Henry Payne, The Detroit News on

Published in Automotive News

PONTIAC, Michigan — Some road warriors like to crank up Springsteen’s “Born to Run.” Others prefer Tom Cochrane’s “Life is a Highway” or AC/DC’s “Highway to Hell.”

I’ll take the Chevy Corvette Z06’s flat-plane crank overhead-cam V-8 engine.

Wound at 8,500 RPM around M1 Concourse’s 1.5-mile circuit in Pontiac — WAAAAWRRHH! — the music from the ‘Vette’s four centrally-mounted pipes out back is irresistible. The eight-speed, dual-clutch gearbox downshifts automatically from 4th to 2nd into the hairpin — WHAP! WHAP! — holding gear in the meat of the 6,000 RPM rev band so that I could explode off the corner and down the back straight. WAAAAWRRHH! to 120 mph it howled.

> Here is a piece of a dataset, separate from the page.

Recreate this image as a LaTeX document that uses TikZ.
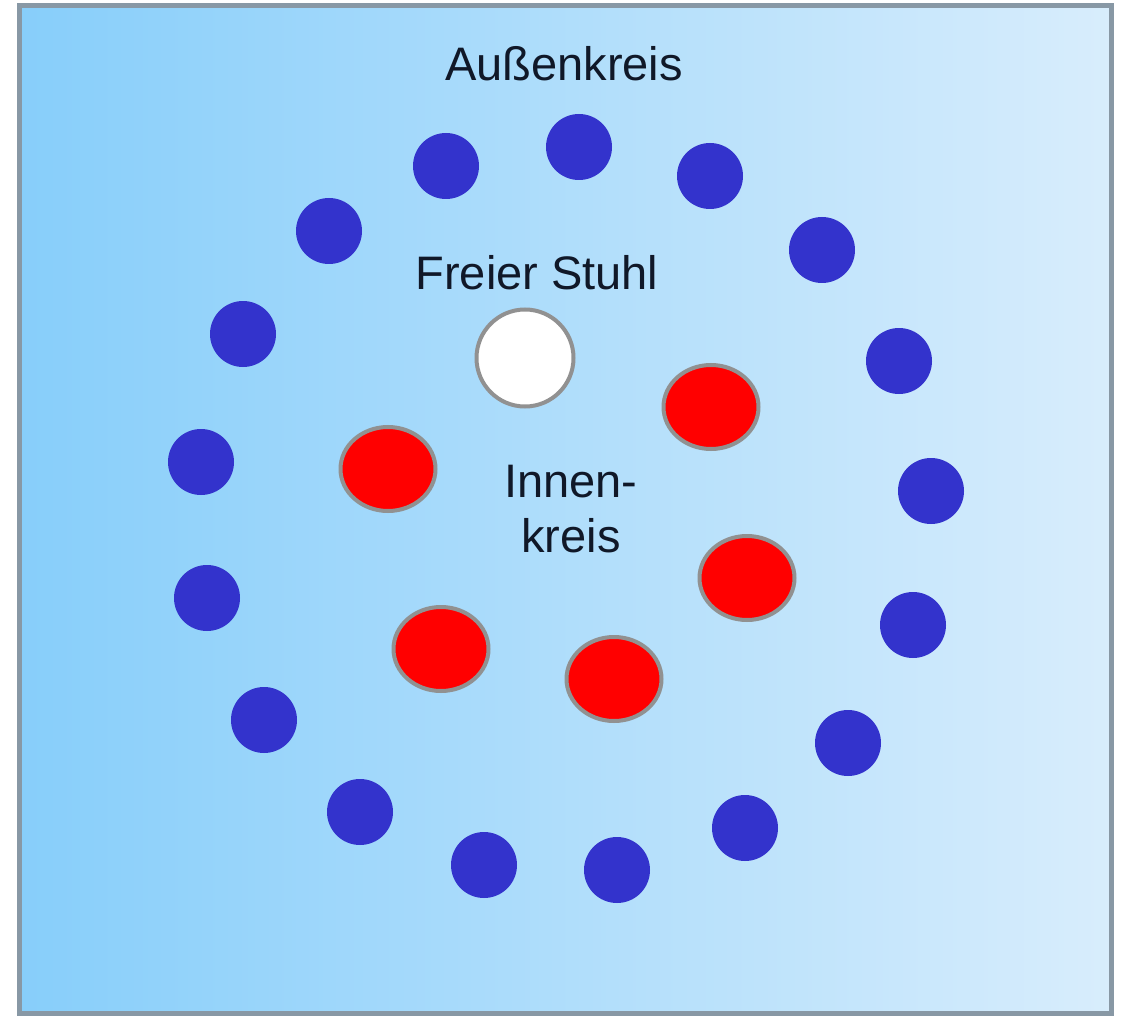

Look back over 70 years of Corvette’s greatest hits, and the Z06’s Ferrari-inspired 5.5-liter V-8 — the most powerful, normally-aspirated engine built today — is right at the top. This is a Ferrari in ‘Vette drag. Taking the Corvette C8’s inherently balanced mid-engine layout, Z06 cranks up the shock stiffness by 30% over the base Stingray’s Z51 track package for a flat, nimble chassis that responded instantly to my steering inputs.

Unlike front-engine ‘Vettes of yore, the car’s 107-inch wheelbase shrank around me, and I rotated easily from corner to corner, nailing apexes with effortless precision. It’s a confident feeling and very close to the screaming, 9,000-RPM flat-6 Porsche 911 GT3 RS — the benchmark for supercar handling and visceral thrills — that I recently destroyed California’s Thermal Raceway with.

Can we compare 911 GT3 RS data (courtesy of Car and Driver) to give you a sense of just how good this ‘Vette is? Same 1.16 lateral g-loads on the skid pad, similar 0-60 mph time (2.6 seconds for Z06, 2.7 for GT3), similar braking (139-feet 70-0 mph Z06 versus 133 feet for GT3). Whoa.

 

Yet my $147,690 ‘Vette is $125K cheaper than the Porsche — and 1/3rd the price of the Ferrari 269GTB whose engine it mirrors.

These are cars at the summit of production performance — rare gems curated by Ferrari, Porsches, McLaren and yes, Chevrolet — to be supreme on track and on road.

Think I exaggerate? Consider supercar enthusiast Frank Moceri, 58, of Bloomfield Hills.

An avid racer, Moceri’s stable includes a 2012 Ferrari 458 Challenge, 2016 Ferrari 458 Challenge and a 2023 Corvette Z06. High-revving, flat-plane crank V-8s all. Moceri races the Ferraris all over the country from Road America in Wisconsin to Daytona to Sonoma, California.